Check if dict values exist as keys in another dict

Question

I have two dictionaries:

concave = {6: [2, 3, 4, 5], 2: [6], 3: [6], 4: [6], 5: [6]}
convex = {1: [2, 3, 4, 5], 2: [1, 3, 5], 3: [1, 2, 4], 4: [1, 3, 5], 5: [1, 2, 4], 6: [7, 8, 9, 10], 7: [6, 8, 10, 11], 8: [6, 7, 9, 11], 9: [6, 8, 10, 11], 10: [6, 7, 9, 11], 11: [7, 8, 9, 10]}

And I have returned the keys which have max length values in the convex dict:

max_lens = [1, 6, 7, 8, 9, 10, 11]

For each number in max_lens, I want to check that it does not exist as a key in concave and its values in convex exist as keys in concave.

So in this example, '1' would satisfy this condition as it is not included in concave as a key, but its values in convex are (i.e. 2, 3 4 and 5).

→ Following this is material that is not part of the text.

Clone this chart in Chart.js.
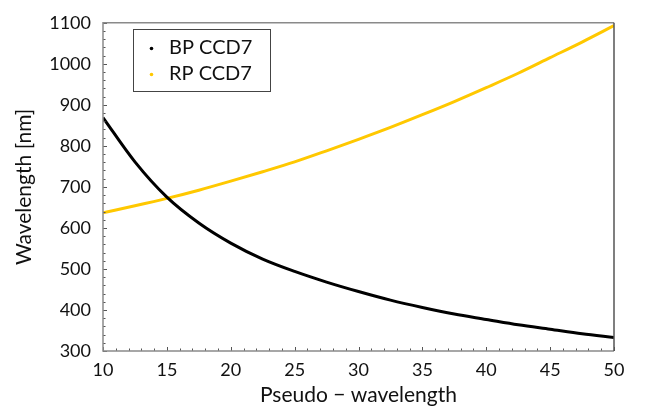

I have tried to figure out how to go about this using for loops/if statements:

for i in enumerate(max_lens):
    if i not in concave:
        for k,v in convex.items():
            for j in v:

That is about as far as I got before getting totally confused. There must be an easier way to do this other than using multiple for loops and if statements?

I'm a bit of a python noob so sorry if this comes across as confusing!

Answer 1

If you don't understand a problem easily, it's often a good way, to divide it into several smaller problems:

1. write a function that checks if a value is not key of a dict:

def is_no_key_in(v, _dict): return key not in _dict

2. Since that is too simple return a list of keys that are not in dict:

def no_key_values(_list, _dict): return [ v for v in _list if is_no_key_in(v, _dict) ]

3. Now that you only have values that fit your first condition, you can concentrate on your second condition. Since you want that every value of a list is in a list of keys, you can start making a union-like function:

def union(a_lst, b_lst): return [ a for a in a_lst if a in b_lst]

4. To make it more into something serving your needs, you could change it to a function that checks for any diffs:

def is_subset(a_lst, b_lst): return len([a for a in a_lst if a not in b_lst]) == 0

5. Now you piece the functions together:

def satisfies_conditions(max_lens): for lens in no_key_values(max_lens, concave): if is_subset(convex[lens], concave.keys()) yield lens result = [ lens for lens in satisfies_conditions(max_lens) ]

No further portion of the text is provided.